--- EXERCISE DIRECTIONS ---
Without including any pictures, write out the listing below exactly.

--- RECORDED DATA ---
= = = =

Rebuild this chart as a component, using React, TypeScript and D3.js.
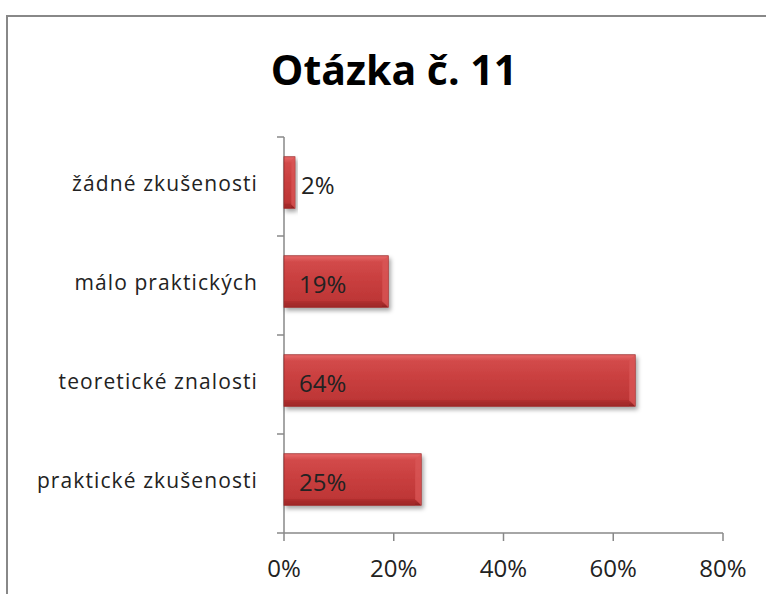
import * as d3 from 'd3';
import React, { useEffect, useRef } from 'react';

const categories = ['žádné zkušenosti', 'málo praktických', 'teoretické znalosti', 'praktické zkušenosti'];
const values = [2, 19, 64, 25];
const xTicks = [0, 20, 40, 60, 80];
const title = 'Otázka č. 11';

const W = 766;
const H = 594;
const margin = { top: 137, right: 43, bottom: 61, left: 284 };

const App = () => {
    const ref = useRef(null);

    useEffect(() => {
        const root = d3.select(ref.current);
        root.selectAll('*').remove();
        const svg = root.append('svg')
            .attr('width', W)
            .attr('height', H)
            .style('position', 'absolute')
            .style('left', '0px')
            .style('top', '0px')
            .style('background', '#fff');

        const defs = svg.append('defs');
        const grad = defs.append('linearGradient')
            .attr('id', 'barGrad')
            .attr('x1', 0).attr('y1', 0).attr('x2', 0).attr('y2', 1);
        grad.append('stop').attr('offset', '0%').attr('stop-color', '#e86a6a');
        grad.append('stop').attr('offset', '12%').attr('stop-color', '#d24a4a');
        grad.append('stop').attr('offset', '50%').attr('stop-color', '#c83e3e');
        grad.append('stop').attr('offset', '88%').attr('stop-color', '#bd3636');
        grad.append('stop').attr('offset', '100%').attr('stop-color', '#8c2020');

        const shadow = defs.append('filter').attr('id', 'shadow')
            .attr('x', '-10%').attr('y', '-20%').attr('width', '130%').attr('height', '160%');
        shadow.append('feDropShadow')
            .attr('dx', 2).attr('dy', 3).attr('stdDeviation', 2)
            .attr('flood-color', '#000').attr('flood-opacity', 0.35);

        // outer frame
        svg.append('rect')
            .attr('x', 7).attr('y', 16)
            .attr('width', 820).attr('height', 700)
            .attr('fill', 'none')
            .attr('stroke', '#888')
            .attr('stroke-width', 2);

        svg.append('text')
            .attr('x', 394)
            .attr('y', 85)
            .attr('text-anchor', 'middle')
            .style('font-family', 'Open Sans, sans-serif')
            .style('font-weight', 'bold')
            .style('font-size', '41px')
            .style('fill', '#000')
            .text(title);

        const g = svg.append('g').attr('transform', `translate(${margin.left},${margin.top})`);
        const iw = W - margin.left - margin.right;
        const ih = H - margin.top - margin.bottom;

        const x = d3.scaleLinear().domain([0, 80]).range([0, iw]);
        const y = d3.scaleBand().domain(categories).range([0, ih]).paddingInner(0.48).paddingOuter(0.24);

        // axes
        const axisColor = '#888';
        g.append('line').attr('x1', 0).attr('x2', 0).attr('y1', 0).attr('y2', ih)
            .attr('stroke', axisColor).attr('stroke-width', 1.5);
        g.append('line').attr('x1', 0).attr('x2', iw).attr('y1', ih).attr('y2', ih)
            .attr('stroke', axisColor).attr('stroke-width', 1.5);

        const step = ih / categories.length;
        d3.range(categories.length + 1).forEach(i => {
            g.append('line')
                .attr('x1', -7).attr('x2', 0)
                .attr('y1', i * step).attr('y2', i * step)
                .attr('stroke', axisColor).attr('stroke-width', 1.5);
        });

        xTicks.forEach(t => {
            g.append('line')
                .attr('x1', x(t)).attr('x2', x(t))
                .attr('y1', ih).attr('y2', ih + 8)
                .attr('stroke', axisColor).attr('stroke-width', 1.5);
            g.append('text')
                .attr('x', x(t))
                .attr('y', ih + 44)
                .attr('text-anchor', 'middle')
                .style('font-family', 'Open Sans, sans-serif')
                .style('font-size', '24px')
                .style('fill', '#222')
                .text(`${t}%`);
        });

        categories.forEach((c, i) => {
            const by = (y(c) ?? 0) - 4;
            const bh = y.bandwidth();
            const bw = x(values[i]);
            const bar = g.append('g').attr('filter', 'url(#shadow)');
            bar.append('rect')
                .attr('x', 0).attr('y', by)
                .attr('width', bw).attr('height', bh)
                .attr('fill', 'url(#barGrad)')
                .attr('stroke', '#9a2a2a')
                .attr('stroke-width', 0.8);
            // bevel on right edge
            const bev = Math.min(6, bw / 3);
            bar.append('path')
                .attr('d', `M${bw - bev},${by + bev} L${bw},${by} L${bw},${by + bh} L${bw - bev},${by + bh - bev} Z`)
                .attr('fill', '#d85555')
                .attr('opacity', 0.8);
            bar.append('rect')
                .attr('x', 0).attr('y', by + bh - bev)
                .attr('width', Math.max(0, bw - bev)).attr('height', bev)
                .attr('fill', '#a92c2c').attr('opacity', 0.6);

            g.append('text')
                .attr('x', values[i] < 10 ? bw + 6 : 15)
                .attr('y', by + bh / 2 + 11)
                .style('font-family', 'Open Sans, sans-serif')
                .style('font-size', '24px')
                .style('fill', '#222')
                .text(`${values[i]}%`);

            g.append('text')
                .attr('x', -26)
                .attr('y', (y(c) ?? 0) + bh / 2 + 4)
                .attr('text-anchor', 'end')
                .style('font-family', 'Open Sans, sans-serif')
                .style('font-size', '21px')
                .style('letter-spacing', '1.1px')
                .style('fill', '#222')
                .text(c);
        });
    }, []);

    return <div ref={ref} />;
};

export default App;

= = = =

--- THE SOLUTION ---
Rebuild this chart as a component, using React, TypeScript and D3.js.
import * as d3 from 'd3';
import React, { useEffect, useRef } from 'react';

const categories = ['žádné zkušenosti', 'málo praktických', 'teoretické znalosti', 'praktické zkušenosti'];
const values = [2, 19, 64, 25];
const xTicks = [0, 20, 40, 60, 80];
const title = 'Otázka č. 11';

const W = 766;
const H = 594;
const margin = { top: 137, right: 43, bottom: 61, left: 284 };

const App = () => {
    const ref = useRef(null);

    useEffect(() => {
        const root = d3.select(ref.current);
        root.selectAll('*').remove();
        const svg = root.append('svg')
            .attr('width', W)
            .attr('height', H)
            .style('position', 'absolute')
            .style('left', '0px')
            .style('top', '0px')
            .style('background', '#fff');

        const defs = svg.append('defs');
        const grad = defs.append('linearGradient')
            .attr('id', 'barGrad')
            .attr('x1', 0).attr('y1', 0).attr('x2', 0).attr('y2', 1);
        grad.append('stop').attr('offset', '0%').attr('stop-color', '#e86a6a');
        grad.append('stop').attr('offset', '12%').attr('stop-color', '#d24a4a');
        grad.append('stop').attr('offset', '50%').attr('stop-color', '#c83e3e');
        grad.append('stop').attr('offset', '88%').attr('stop-color', '#bd3636');
        grad.append('stop').attr('offset', '100%').attr('stop-color', '#8c2020');

        const shadow = defs.append('filter').attr('id', 'shadow')
            .attr('x', '-10%').attr('y', '-20%').attr('width', '130%').attr('height', '160%');
        shadow.append('feDropShadow')
            .attr('dx', 2).attr('dy', 3).attr('stdDeviation', 2)
            .attr('flood-color', '#000').attr('flood-opacity', 0.35);

        // outer frame
        svg.append('rect')
            .attr('x', 7).attr('y', 16)
            .attr('width', 820).attr('height', 700)
            .attr('fill', 'none')
            .attr('stroke', '#888')
            .attr('stroke-width', 2);

        svg.append('text')
            .attr('x', 394)
            .attr('y', 85)
            .attr('text-anchor', 'middle')
            .style('font-family', 'Open Sans, sans-serif')
            .style('font-weight', 'bold')
            .style('font-size', '41px')
            .style('fill', '#000')
            .text(title);

        const g = svg.append('g').attr('transform', `translate(${margin.left},${margin.top})`);
        const iw = W - margin.left - margin.right;
        const ih = H - margin.top - margin.bottom;

        const x = d3.scaleLinear().domain([0, 80]).range([0, iw]);
        const y = d3.scaleBand().domain(categories).range([0, ih]).paddingInner(0.48).paddingOuter(0.24);

        // axes
        const axisColor = '#888';
        g.append('line').attr('x1', 0).attr('x2', 0).attr('y1', 0).attr('y2', ih)
            .attr('stroke', axisColor).attr('stroke-width', 1.5);
        g.append('line').attr('x1', 0).attr('x2', iw).attr('y1', ih).attr('y2', ih)
            .attr('stroke', axisColor).attr('stroke-width', 1.5);

        const step = ih / categories.length;
        d3.range(categories.length + 1).forEach(i => {
            g.append('line')
                .attr('x1', -7).attr('x2', 0)
                .attr('y1', i * step).attr('y2', i * step)
                .attr('stroke', axisColor).attr('stroke-width', 1.5);
        });

        xTicks.forEach(t => {
            g.append('line')
                .attr('x1', x(t)).attr('x2', x(t))
                .attr('y1', ih).attr('y2', ih + 8)
                .attr('stroke', axisColor).attr('stroke-width', 1.5);
            g.append('text')
                .attr('x', x(t))
                .attr('y', ih + 44)
                .attr('text-anchor', 'middle')
                .style('font-family', 'Open Sans, sans-serif')
                .style('font-size', '24px')
                .style('fill', '#222')
                .text(`${t}%`);
        });

        categories.forEach((c, i) => {
            const by = (y(c) ?? 0) - 4;
            const bh = y.bandwidth();
            const bw = x(values[i]);
            const bar = g.append('g').attr('filter', 'url(#shadow)');
            bar.append('rect')
                .attr('x', 0).attr('y', by)
                .attr('width', bw).attr('height', bh)
                .attr('fill', 'url(#barGrad)')
                .attr('stroke', '#9a2a2a')
                .attr('stroke-width', 0.8);
            // bevel on right edge
            const bev = Math.min(6, bw / 3);
            bar.append('path')
                .attr('d', `M${bw - bev},${by + bev} L${bw},${by} L${bw},${by + bh} L${bw - bev},${by + bh - bev} Z`)
                .attr('fill', '#d85555')
                .attr('opacity', 0.8);
            bar.append('rect')
                .attr('x', 0).attr('y', by + bh - bev)
                .attr('width', Math.max(0, bw - bev)).attr('height', bev)
                .attr('fill', '#a92c2c').attr('opacity', 0.6);

            g.append('text')
                .attr('x', values[i] < 10 ? bw + 6 : 15)
                .attr('y', by + bh / 2 + 11)
                .style('font-family', 'Open Sans, sans-serif')
                .style('font-size', '24px')
                .style('fill', '#222')
                .text(`${values[i]}%`);

            g.append('text')
                .attr('x', -26)
                .attr('y', (y(c) ?? 0) + bh / 2 + 4)
                .attr('text-anchor', 'end')
                .style('font-family', 'Open Sans, sans-serif')
                .style('font-size', '21px')
                .style('letter-spacing', '1.1px')
                .style('fill', '#222')
                .text(c);
        });
    }, []);

    return <div ref={ref} />;
};

export default App;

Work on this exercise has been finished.